By the late 19th and early 20th centuries, the great windmills of Europe were falling silent. They could not compete with the relentless efficiency of fossil fuels. One by one, they were abandoned. Their sails were torn by gales, their gears grew stiff with rust, and their magnificent timber frames rotted away. They became romantic ruins, picturesque relics of a bygone era. In the Netherlands, where over 10,000 windmills once stood, fewer than 1,000 remained by the mid-20th century. The silent giant that had built a nation was now a ghost on its own landscape.

As the windmill’s utilitarian life faded, its cultural life blossomed. It ceased to be merely a machine and became a powerful symbol. In literature, it was immortalized by Cervantes, whose hero Don Quixote famously tilts at windmills, mistaking them for giants—a scene that has become a universal metaphor for fighting imaginary enemies or struggling against futile causes. In art, the Dutch Golden Age masters, like Jacob van Ruisdael, painted them with loving detail, forever cementing their image as the quintessential icon of the Dutch landscape and spirit. In the modern era, the windmill became an object of heritage and tourism. Societies were formed for their preservation. The remaining few were painstakingly restored, not to grind grain, but to preserve a story. They became a tangible link to a pre-industrial past, a symbol of a slower, more organic way of life in harmony with nature's rhythms.
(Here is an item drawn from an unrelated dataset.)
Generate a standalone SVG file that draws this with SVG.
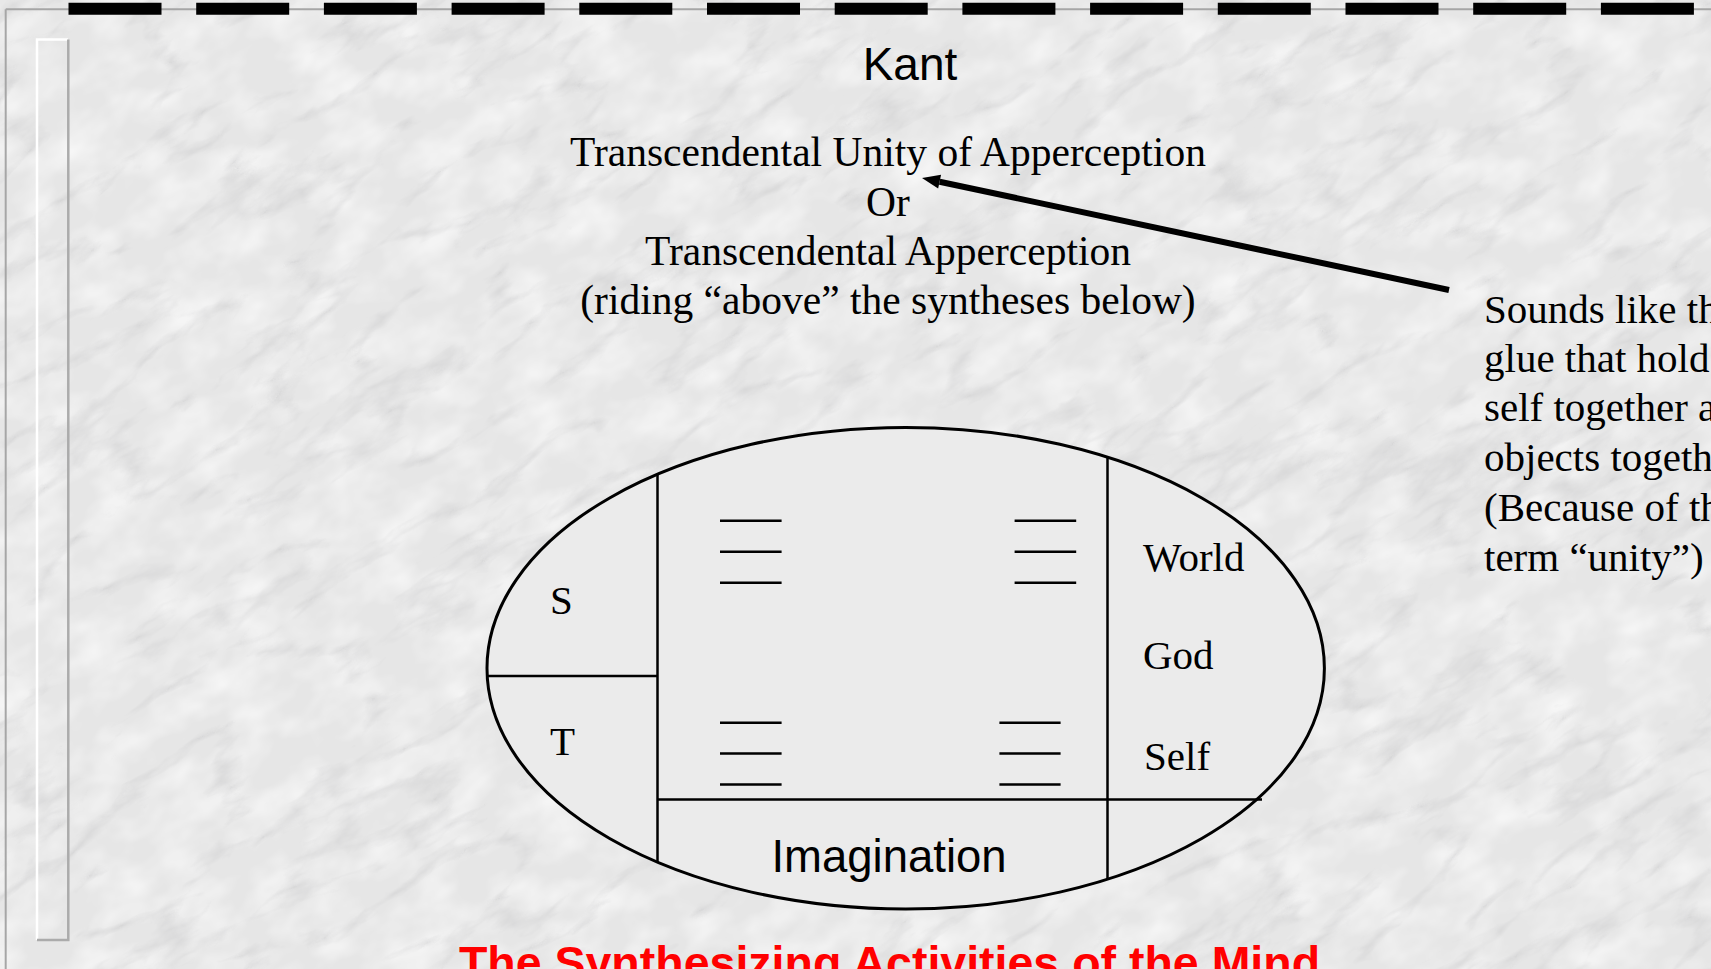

The story, however, did not end with nostalgic preservation. In the late 20th century, the windmill was dramatically reborn, resurrected by the very industrial society that had once discarded it. The Energy Crisis of the 1970s, followed by growing concerns over pollution and climate change, forced humanity to seek new, clean sources of power. Scientists and engineers looked back to the sky. The result was the modern Wind Turbine. While it operates on the same fundamental principle as its ancient ancestors—using aerodynamic blades to capture wind energy and turn a rotor—it is a creature of a different technological universe.

• Design: Its long, slender blades are not designed to be pushed by the wind (drag) but are shaped like aircraft wings to generate lift, a far more efficient method of capturing energy.
• Materials: They are not built of wood and canvas but of advanced Composite Materials like fiberglass and carbon fiber, allowing for blades over 100 meters long that are both incredibly strong and impossibly light.
• Intelligence: They are not controlled by fantails and governors but by sophisticated onboard computers that constantly analyze wind speed and direction, pitching the blades to the perfect angle second by second to maximize energy capture and minimize stress.

Today, these new silent giants stand in vast arrays, or “wind farms,” on hills and coastlines around the world. The humble Persian panemone produced enough power for a single household's flour. The mighty Dutch tower mill could saw the wood for a nation's ships. A single modern wind turbine can power thousands of homes. The windmill, born from a need for food and water, has come full circle. Once again, humanity looks to the wind, not as a relic of the past, but as a crucial instrument for a sustainable future. The giant that harnessed the sky to build our first civilizations has been reawakened to power the next.